The And, Or, and Not
Additional operators to know are certain words that, when used as operators, must be typed in all caps; these include AND, OR and NOT.  Typing these words all in caps tells the search engine to treat the words as a command, which defines how the search is down, and not as another keyword to search for.  The operator OR is used when you have more than one keyword or sets of keywords that you want to find information on either one or the other.  Putting different groups of keyword phrases within quotations and typing OR between them will produces search results that use either the first set of keywords, or the other, or both when the match applies.  A search for [college “low tuition” OR “job placement”] will show results for sites that have college information on just “low tuition,” while others only talk about “job placement,” and others still talk about both.
The NOT operator will exclude a keyword or grouped keywords, from being matched during a search.  Doing a search for a used laptop, might produce results for laptops are that broken and need repair, where as you want a cheap, working laptop you can use.  Using the word NOT, followed by common keywords associated with the broken items – like “as is,” “for parts,” etc – will remove those keywords from the search results.  Another way to apply this operator is with the minus symbol.  This character immediately followed by a keyword or phrase will likewise prevent that data from being matched in the search.  It’s important that, in the event of using this operator; to always have a space prior to the minus sign, to distinguish between a symbol for the NOT operator and a common hyphenated word.
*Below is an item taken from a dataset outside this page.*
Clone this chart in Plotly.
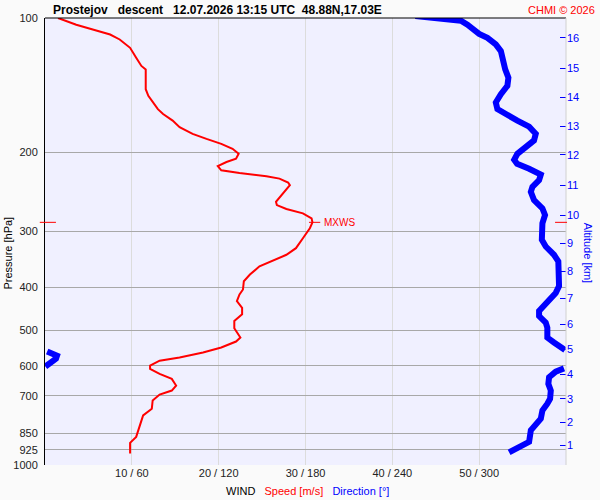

The word AND, all in caps, is also an operator that tells search engines how to behave.  As the word might suggest, this operate tells the search engine that the terms being searched immediately following the keywords, must be kept as part of the search criteria and any results must include that phrase or keyword.  This is likewise done using the plus symbol.
The Use of Symbols
Finally, an important operator is the asterisk symbol.  This symbol is used to fill in where people doing a search and they aren’t sure, or don’t remember, a full name or description of what they’re looking for.  Replacing what you don’t know or can’t recall with an asterisk, tells search engines to do a search based on the rest of the keywords and look for any matches that fills in the missing details wherever you placed the asterisk.
With each refinement and additional tip applied to your search, the search results get narrowed down; until finally the information you’re looking for is found.